Can you copy out the data exactly? Leave the images out.

>>

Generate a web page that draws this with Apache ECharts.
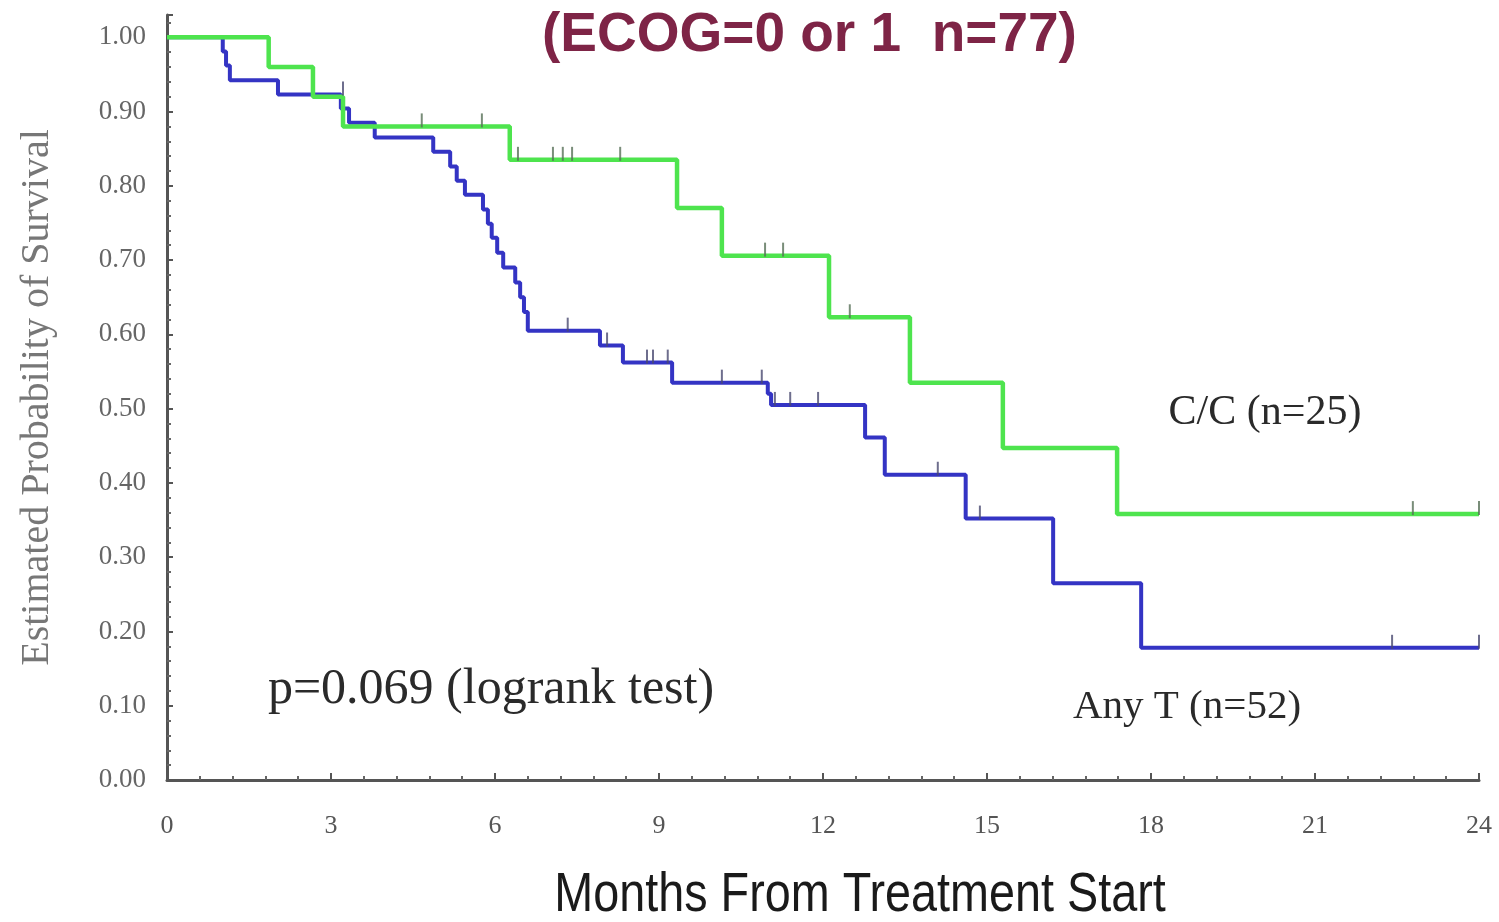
<!DOCTYPE html>
<html>
<head>
<meta charset="utf-8">
<title>Survival (ECOG=0 or 1)</title>
<script src="https://cdn.jsdelivr.net/npm/echarts@6/dist/echarts.min.js"></script>
<style>
  html, body { margin: 0; padding: 0; background: #fff; overflow: hidden; }
  #chart { width: 1499px; height: 922px; }
</style>
</head>
<body>
<div id="chart"></div>
<script>
  // C/C (n=25) - step curve, months / survival
  var ccTimes = [0, 1.86, 2.67, 3.22, 6.27, 9.33, 10.15, 12.11, 13.59, 15.29, 17.38, 24]
  var ccSurv  = [1.0, 0.96, 0.92, 0.88, 0.835, 0.77, 0.706, 0.623, 0.535, 0.447, 0.358, 0.358]
  // censored C/C
  var ccCensorTimes = [4.66, 5.76, 6.42, 7.06, 7.24, 7.41, 8.29, 10.94, 11.27, 12.49, 22.79, 24]
  var ccCensorSurv  = [0.88, 0.88, 0.835, 0.835, 0.835, 0.835, 0.835, 0.706, 0.706, 0.623, 0.358, 0.358]

  // Any T (n=52)
  var anyTimes = [0, 1.02, 1.08, 1.15, 2.03, 3.18, 3.33, 3.8, 4.87, 5.18, 5.3, 5.45, 5.78, 5.87, 5.94, 6.04,
    6.15, 6.37, 6.46, 6.53, 6.6, 7.92, 8.34, 9.24, 10.99, 11.05, 12.77, 13.13, 14.61, 16.21, 17.82, 24]
  var anySurv = [1.0, 0.981, 0.962, 0.942, 0.923, 0.904, 0.885, 0.865, 0.846, 0.826, 0.807, 0.788, 0.768, 0.749, 0.73, 0.71,
    0.69, 0.67, 0.65, 0.63, 0.605, 0.585, 0.562, 0.535, 0.52, 0.505, 0.461, 0.411, 0.352, 0.265, 0.178, 0.178]
  // censored Any T
  var anyCensorTimes = [3.22, 7.33, 8.05, 8.78, 8.89, 9.16, 10.15, 10.88, 11.12, 11.4, 11.91, 14.1, 14.87, 22.41, 24]
  var anyCensorSurv  = [0.923, 0.605, 0.585, 0.562, 0.562, 0.562, 0.535, 0.535, 0.505, 0.505, 0.505, 0.411, 0.352, 0.178, 0.178]

  var xTicks = [0, 3, 6, 9, 12, 15, 18, 21, 24]

  function pairs(xs, ys) {
    return xs.map(function (x, i) { return [x, ys[i]] })
  }

  var chart = echarts.init(document.getElementById('chart'))

  chart.setOption({
    animation: false,
    backgroundColor: '#fff',
    grid: { left: 167, right: 20, top: 15, bottom: 142, containLabel: false },
    xAxis: {
      type: 'value',
      min: xTicks[0],
      max: xTicks[xTicks.length - 1],
      interval: 3,
      splitLine: { show: false },
      axisLine: { lineStyle: { color: '#555', width: 3 } },
      axisTick: { inside: true, length: 7, lineStyle: { color: '#555', width: 2 } },
      minorTick: { show: true, splitNumber: 5, length: 4, lineStyle: { color: '#666', width: 2 } },
      axisLabel: {
        margin: 33,
        fontFamily: "'Liberation Serif', serif",
        fontSize: 26,
        color: '#555'
      }
    },
    yAxis: {
      type: 'value',
      min: 0,
      max: 1.03,
      interval: 0.1,
      name: 'Estimated Probability of Survival',
      nameLocation: 'middle',
      nameGap: 110,
      nameTextStyle: {
        fontFamily: "'Liberation Serif', serif",
        fontSize: 40,
        color: '#777'
      },
      splitLine: { show: false },
      axisLine: { show: true, lineStyle: { color: '#555', width: 3 } },
      axisTick: { inside: true, length: 6, lineStyle: { color: '#555', width: 2 } },
      minorTick: { show: true, splitNumber: 5, length: 4, lineStyle: { color: '#666', width: 2 } },
      axisLabel: {
        margin: 21,
        fontFamily: "'Liberation Serif', serif",
        fontSize: 27,
        color: '#666',
        formatter: function (v) { return v > 1.0001 ? '' : v.toFixed(2) }
      }
    },
    series: [
      {
        name: 'Any T (n=52)',
        type: 'line',
        step: 'end',
        showSymbol: false,
        data: pairs(anyTimes, anySurv),
        lineStyle: { color: '#3434c4', width: 4 },
        z: 2
      },
      {
        name: 'C/C (n=25)',
        type: 'line',
        step: 'end',
        showSymbol: false,
        data: pairs(ccTimes, ccSurv),
        lineStyle: { color: '#4ee44e', width: 4.5 },
        z: 3
      },
      {
        name: 'Any T censored',
        type: 'scatter',
        data: pairs(anyCensorTimes, anyCensorSurv),
        symbol: 'rect',
        symbolSize: [2, 14],
        symbolOffset: [0, -6],
        itemStyle: { color: '#4a4a70' },
        z: 4
      },
      {
        name: 'C/C censored',
        type: 'scatter',
        data: pairs(ccCensorTimes, ccCensorSurv),
        symbol: 'rect',
        symbolSize: [2, 14],
        symbolOffset: [0, -6],
        itemStyle: { color: '#587058' },
        z: 4
      }
    ],
    graphic: [
      {
        type: 'text', left: 542, top: 8,
        style: {
          text: '(ECOG=0 or 1  n=77)',
          font: "bold 55px 'Liberation Sans', Arial, sans-serif",
          fill: '#7e2446'
        }
      },
      {
        // x axis title, narrowed like the original condensed face
        type: 'text', x: 860, y: 896, scaleX: 0.85,
        style: {
          text: 'Months From Treatment Start', align: 'center', verticalAlign: 'middle',
          font: "55px 'Liberation Sans', Arial, sans-serif", fill: '#1a1a1a'
        }
      },
      {
        type: 'text', x: 1265, y: 413,
        style: {
          text: 'C/C (n=25)', align: 'center', verticalAlign: 'middle',
          font: "42px 'Liberation Serif', serif", fill: '#2a2a2a'
        }
      },
      {
        type: 'text', x: 1187, y: 707,
        style: {
          text: 'Any T (n=52)', align: 'center', verticalAlign: 'middle',
          font: "41px 'Liberation Serif', serif", fill: '#2a2a2a'
        }
      },
      {
        type: 'text', x: 491, y: 690,
        style: {
          text: 'p=0.069 (logrank test)', align: 'center', verticalAlign: 'middle',
          font: "50px 'Liberation Serif', serif", fill: '#2a2a2a'
        }
      }
    ]
  })
</script>
</body>
</html>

<<

*RESPONSE FOR THIS EXERCISE*.
Generate a web page that draws this with Apache ECharts.
<!DOCTYPE html>
<html>
<head>
<meta charset="utf-8">
<title>Survival (ECOG=0 or 1)</title>
<script src="https://cdn.jsdelivr.net/npm/echarts@6/dist/echarts.min.js"></script>
<style>
  html, body { margin: 0; padding: 0; background: #fff; overflow: hidden; }
  #chart { width: 1499px; height: 922px; }
</style>
</head>
<body>
<div id="chart"></div>
<script>
  // C/C (n=25) - step curve, months / survival
  var ccTimes = [0, 1.86, 2.67, 3.22, 6.27, 9.33, 10.15, 12.11, 13.59, 15.29, 17.38, 24]
  var ccSurv  = [1.0, 0.96, 0.92, 0.88, 0.835, 0.77, 0.706, 0.623, 0.535, 0.447, 0.358, 0.358]
  // censored C/C
  var ccCensorTimes = [4.66, 5.76, 6.42, 7.06, 7.24, 7.41, 8.29, 10.94, 11.27, 12.49, 22.79, 24]
  var ccCensorSurv  = [0.88, 0.88, 0.835, 0.835, 0.835, 0.835, 0.835, 0.706, 0.706, 0.623, 0.358, 0.358]

  // Any T (n=52)
  var anyTimes = [0, 1.02, 1.08, 1.15, 2.03, 3.18, 3.33, 3.8, 4.87, 5.18, 5.3, 5.45, 5.78, 5.87, 5.94, 6.04,
    6.15, 6.37, 6.46, 6.53, 6.6, 7.92, 8.34, 9.24, 10.99, 11.05, 12.77, 13.13, 14.61, 16.21, 17.82, 24]
  var anySurv = [1.0, 0.981, 0.962, 0.942, 0.923, 0.904, 0.885, 0.865, 0.846, 0.826, 0.807, 0.788, 0.768, 0.749, 0.73, 0.71,
    0.69, 0.67, 0.65, 0.63, 0.605, 0.585, 0.562, 0.535, 0.52, 0.505, 0.461, 0.411, 0.352, 0.265, 0.178, 0.178]
  // censored Any T
  var anyCensorTimes = [3.22, 7.33, 8.05, 8.78, 8.89, 9.16, 10.15, 10.88, 11.12, 11.4, 11.91, 14.1, 14.87, 22.41, 24]
  var anyCensorSurv  = [0.923, 0.605, 0.585, 0.562, 0.562, 0.562, 0.535, 0.535, 0.505, 0.505, 0.505, 0.411, 0.352, 0.178, 0.178]

  var xTicks = [0, 3, 6, 9, 12, 15, 18, 21, 24]

  function pairs(xs, ys) {
    return xs.map(function (x, i) { return [x, ys[i]] })
  }

  var chart = echarts.init(document.getElementById('chart'))

  chart.setOption({
    animation: false,
    backgroundColor: '#fff',
    grid: { left: 167, right: 20, top: 15, bottom: 142, containLabel: false },
    xAxis: {
      type: 'value',
      min: xTicks[0],
      max: xTicks[xTicks.length - 1],
      interval: 3,
      splitLine: { show: false },
      axisLine: { lineStyle: { color: '#555', width: 3 } },
      axisTick: { inside: true, length: 7, lineStyle: { color: '#555', width: 2 } },
      minorTick: { show: true, splitNumber: 5, length: 4, lineStyle: { color: '#666', width: 2 } },
      axisLabel: {
        margin: 33,
        fontFamily: "'Liberation Serif', serif",
        fontSize: 26,
        color: '#555'
      }
    },
    yAxis: {
      type: 'value',
      min: 0,
      max: 1.03,
      interval: 0.1,
      name: 'Estimated Probability of Survival',
      nameLocation: 'middle',
      nameGap: 110,
      nameTextStyle: {
        fontFamily: "'Liberation Serif', serif",
        fontSize: 40,
        color: '#777'
      },
      splitLine: { show: false },
      axisLine: { show: true, lineStyle: { color: '#555', width: 3 } },
      axisTick: { inside: true, length: 6, lineStyle: { color: '#555', width: 2 } },
      minorTick: { show: true, splitNumber: 5, length: 4, lineStyle: { color: '#666', width: 2 } },
      axisLabel: {
        margin: 21,
        fontFamily: "'Liberation Serif', serif",
        fontSize: 27,
        color: '#666',
        formatter: function (v) { return v > 1.0001 ? '' : v.toFixed(2) }
      }
    },
    series: [
      {
        name: 'Any T (n=52)',
        type: 'line',
        step: 'end',
        showSymbol: false,
        data: pairs(anyTimes, anySurv),
        lineStyle: { color: '#3434c4', width: 4 },
        z: 2
      },
      {
        name: 'C/C (n=25)',
        type: 'line',
        step: 'end',
        showSymbol: false,
        data: pairs(ccTimes, ccSurv),
        lineStyle: { color: '#4ee44e', width: 4.5 },
        z: 3
      },
      {
        name: 'Any T censored',
        type: 'scatter',
        data: pairs(anyCensorTimes, anyCensorSurv),
        symbol: 'rect',
        symbolSize: [2, 14],
        symbolOffset: [0, -6],
        itemStyle: { color: '#4a4a70' },
        z: 4
      },
      {
        name: 'C/C censored',
        type: 'scatter',
        data: pairs(ccCensorTimes, ccCensorSurv),
        symbol: 'rect',
        symbolSize: [2, 14],
        symbolOffset: [0, -6],
        itemStyle: { color: '#587058' },
        z: 4
      }
    ],
    graphic: [
      {
        type: 'text', left: 542, top: 8,
        style: {
          text: '(ECOG=0 or 1  n=77)',
          font: "bold 55px 'Liberation Sans', Arial, sans-serif",
          fill: '#7e2446'
        }
      },
      {
        // x axis title, narrowed like the original condensed face
        type: 'text', x: 860, y: 896, scaleX: 0.85,
        style: {
          text: 'Months From Treatment Start', align: 'center', verticalAlign: 'middle',
          font: "55px 'Liberation Sans', Arial, sans-serif", fill: '#1a1a1a'
        }
      },
      {
        type: 'text', x: 1265, y: 413,
        style: {
          text: 'C/C (n=25)', align: 'center', verticalAlign: 'middle',
          font: "42px 'Liberation Serif', serif", fill: '#2a2a2a'
        }
      },
      {
        type: 'text', x: 1187, y: 707,
        style: {
          text: 'Any T (n=52)', align: 'center', verticalAlign: 'middle',
          font: "41px 'Liberation Serif', serif", fill: '#2a2a2a'
        }
      },
      {
        type: 'text', x: 491, y: 690,
        style: {
          text: 'p=0.069 (logrank test)', align: 'center', verticalAlign: 'middle',
          font: "50px 'Liberation Serif', serif", fill: '#2a2a2a'
        }
      }
    ]
  })
</script>
</body>
</html>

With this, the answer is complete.